• **EXERCISE GOAL**
Pull out the lines running from the one with "Emit a Python" to the one with "import plotly.graph_objects as go", inclusive, word for word. Drop any picture.
________________________________________
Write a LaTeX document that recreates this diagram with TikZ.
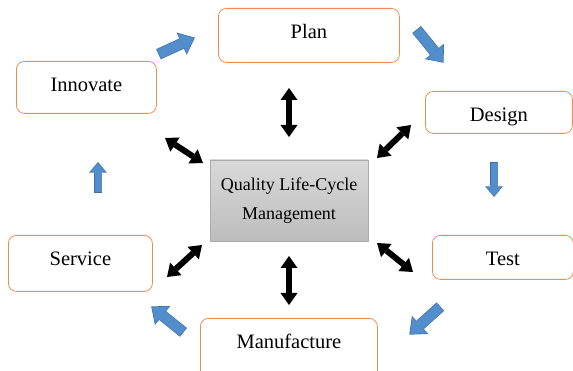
\documentclass[tikz,border=0pt]{standalone}
\usepackage{fontspec}
\setmainfont{Liberation Serif}
\usetikzlibrary{positioning, arrows.meta}

\definecolor{boxline}{RGB}{240,140,80}
\definecolor{flowblue}{RGB}{82,142,204}
\definecolor{flowedge}{RGB}{62,108,160}
\definecolor{coreline}{RGB}{172,172,172}

\begin{document}
\begin{tikzpicture}
[
    x=1pt, y=-1pt,
    % The stages are named after their label, the middle box is (core)
    % Arrow ends are coordinates: <stage>-a / <stage>-b for the blue
    % cycle, <stage>-c and core-1 ... core-6 for the black links
]

%=================================== Start ===================================
\tikzstyle{stage} = [draw=boxline, line width=0.8pt, rounded corners=8pt,
    anchor=north west, inner sep=0pt, text height=29.8pt,
    font=\fontsize{20.5}{24}\selectfont]
\tikzstyle{core}  = [draw=coreline, line width=0.6pt, top color=black!15,
    bottom color=black!26, minimum width=158pt, minimum height=81pt,
    align=center, font=\fontsize{18}{29}\selectfont]
\tikzstyle{link}  = [line width=6pt,
    {Triangle[length=12pt,width=17pt,line width=0pt]}-{Triangle[length=12pt,width=17pt,line width=0pt]}]
\tikzstyle{flow}  = [flowblue, line width=#1,
    -{Triangle[length=1.3*#1,width=2.2*#1,line width=0pt]},
    preaction={draw=flowedge, line width=#1+1.2pt, shorten <=-0.6pt, shorten >=-1pt,
        -{Triangle[length=1.3*#1+1.6pt,width=2.2*#1+2.4pt,line width=0pt]}}]

\useasboundingbox (0,0) rectangle (573,371);
\clip (0,0) rectangle (573,371);

{
    % Draw the six stages (top left corner, width, text depth)
    \foreach \name/\x/\y/\w/\d/\txt in {plan/218/8/181/24.2/Plan,
            inno/16/61/140/22.2/Innovate, design/425/91/147/12.2/Design,
            test/432/235/141/14.2/Test, serv/8/235/144/26.2/Service,
            manu/200/318/177/32/Manufacture}
        \node[stage, minimum width=\w pt, text depth=\d pt] (\name) at (\x,\y) {\txt};

    % Draw the middle box
    \node[core] (core) at (289,200.5) {Quality Life-Cycle\\Management};

    % arrow ends
    \foreach \n/\x/\y in {inno-a/159/54, plan-a/194/38, plan-b/417/30,
            design-a/443/62, design-b/494/163, test-a/494/196,
            test-b/440/307, manu-a/410/334, manu-b/183/332,
            serv-a/152/307, serv-b/98/192, inno-b/98/163,
            plan-c/289/88, core-1/289/137, design-c/411/125, core-2/377/158,
            test-c/413/272, core-3/377/243, manu-c/289/305, core-4/289/256,
            serv-c/167/277, core-5/202/245, inno-c/165/138, core-6/203/163}
        \coordinate (\n) at (\x,\y);

    % blue cycle
    \foreach \source/\dest/\w in {inno-a/plan-a/10, plan-b/design-a/10,
            design-b/test-a/7, test-b/manu-a/10, manu-b/serv-a/10,
            serv-b/inno-b/7}
        \draw[flow=\w pt] (\source) -- (\dest);

    % links to the middle box
    \foreach \source/\dest in {core-1/plan-c, core-2/design-c, core-3/test-c,
            core-4/manu-c, core-5/serv-c, core-6/inno-c}
        \draw[link] (\source) -- (\dest);
}
%==================================== END ====================================

\end{tikzpicture}
\end{document}
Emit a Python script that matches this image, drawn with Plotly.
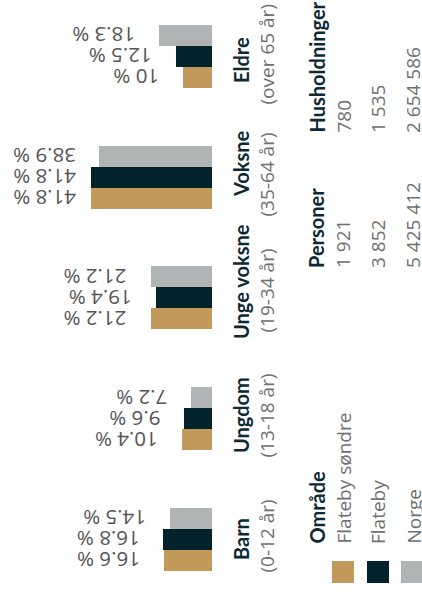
import plotly.graph_objects as go

W, H = 422, 596
categories = ["Barn", "Ungdom", "Unge voksne", "Voksne", "Eldre"]
age_ranges = ["(0-12 år)", "(13-18 år)", "(19-34 år)", "(35-64 år)", "(over 65 år)"]
series_names = ["Flateby søndre", "Flateby", "Norge"]
flateby_sondre = [16.6, 10.4, 21.2, 41.8, 10.0]
flateby = [16.8, 9.6, 19.4, 41.8, 12.5]
norge = [14.5, 7.2, 21.2, 38.9, 18.3]
personer = ["1 921", "3 852", "5 425 412"]
husholdninger = ["780", "1 535", "2 654 586"]
colors = ["#c19a5b", "#03232c", "#b1b4b5"]

DARK = "#0b2a33"
GREY = "#707070"
VAL = "#555555"
BOLD_FONT = "Lato"
REG_FONT = "Open Sans"
FS_B = 20
FS_R = 19
FS_V = 20.5

# layout geometry (screen pixels)
PX = 2.895          # pixels per percent
X0 = 212            # zero line
ROW = 120.6         # pixels per category
Y0 = 539            # first category centre
BAR = 21 / ROW

xr = [X0 / PX, (X0 - W) / PX]
yr = [(Y0 - H) / ROW, Y0 / ROW]

def fmt(v):
    s = ("%.1f" % v).rstrip("0").rstrip(".")
    return s + " %"

fig = go.Figure()
allvals = [flateby_sondre, flateby, norge]
offsets = [-1.5 * BAR, -0.5 * BAR, 0.5 * BAR]
ypos = list(range(len(categories)))
for name, vals, col, off in zip(series_names, allvals, colors, offsets):
    fig.add_trace(go.Bar(
        y=ypos, x=vals, orientation="h", name=name,
        marker=dict(color=col, line=dict(width=0)),
        width=BAR, offset=off, showlegend=False, hoverinfo="skip"))

ann = []
for vals, off in zip(allvals, offsets):
    for i, v in enumerate(vals):
        end_px = X0 - v * PX
        shift = -min(22, end_px - 78)
        ann.append(dict(x=v, y=i + off + BAR / 2, xref="x", yref="y",
                        text=fmt(v), textangle=180, showarrow=False,
                        xanchor="right", yanchor="middle", xshift=shift,
                        font=dict(family=REG_FONT, size=FS_V, color=VAL)))

def px(x):
    return x / W

def py(y):
    return 1 - y / H

# category labels (centres, screen px)
cat_y = [(539, 536), (415, 416), (281, 291), (163, 175), (60, 55)]
for name, rng, (yb, yp) in zip(categories, age_ranges, cat_y):
    ann.append(dict(x=px(241), y=py(yb), xref="paper", yref="paper",
                    text="<b>%s</b>" % name, textangle=-90, showarrow=False,
                    xanchor="center", yanchor="middle",
                    font=dict(family=BOLD_FONT, size=FS_B, color=DARK)))
    ann.append(dict(x=px(266.5), y=py(yp), xref="paper", yref="paper",
                    text=rng, textangle=-90, showarrow=False,
                    xanchor="center", yanchor="middle",
                    font=dict(family=REG_FONT, size=FS_R, color=GREY)))

# legend / table
col_x = [316, 343, 378, 413]
ann.append(dict(x=px(col_x[0]), y=py(546), xref="paper", yref="paper",
                text="<b>Område</b>", textangle=-90, showarrow=False,
                xanchor="center", yanchor="bottom",
                font=dict(family=BOLD_FONT, size=FS_B, color=DARK)))
for name, cx in zip(series_names, col_x[1:]):
    ann.append(dict(x=px(cx), y=py(546), xref="paper", yref="paper",
                    text=name, textangle=-90, showarrow=False,
                    xanchor="center", yanchor="bottom",
                    font=dict(family=REG_FONT, size=FS_R, color=GREY)))

for title, vals, yb in [("Personer", personer, 270), ("Husholdninger", husholdninger, 135)]:
    ann.append(dict(x=px(col_x[0]), y=py(yb), xref="paper", yref="paper",
                    text="<b>%s</b>" % title, textangle=-90, showarrow=False,
                    xanchor="center", yanchor="bottom",
                    font=dict(family=BOLD_FONT, size=FS_B, color=DARK)))
    for v, cx in zip(vals, col_x[1:]):
        ann.append(dict(x=px(cx), y=py(yb), xref="paper", yref="paper",
                        text=v, textangle=-90, showarrow=False,
                        xanchor="center", yanchor="bottom",
                        font=dict(family=REG_FONT, size=FS_R, color=GREY)))

shapes = []
for col, x0 in zip(colors, [332, 367, 401]):
    shapes.append(dict(type="rect", xref="paper", yref="paper",
                       x0=px(x0), x1=px(x0 + 22), y0=py(583), y1=py(561),
                       fillcolor=col, line=dict(width=0)))

fig.update_layout(
    width=W, height=H, margin=dict(l=0, r=0, t=0, b=0),
    paper_bgcolor="white", plot_bgcolor="white",
    xaxis=dict(range=xr, visible=False, fixedrange=True),
    yaxis=dict(range=yr, visible=False, fixedrange=True),
    annotations=ann, shapes=shapes, bargap=0,
)
fig.write_html("out.html",
               config={"displayModeBar": False, "staticPlot": True},
               post_script="document.body.style.margin='0';"
                           "document.body.style.overflow='hidden';")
________________________________________
• **THE SOLUTION**
Emit a Python script that matches this image, drawn with Plotly.
import plotly.graph_objects as go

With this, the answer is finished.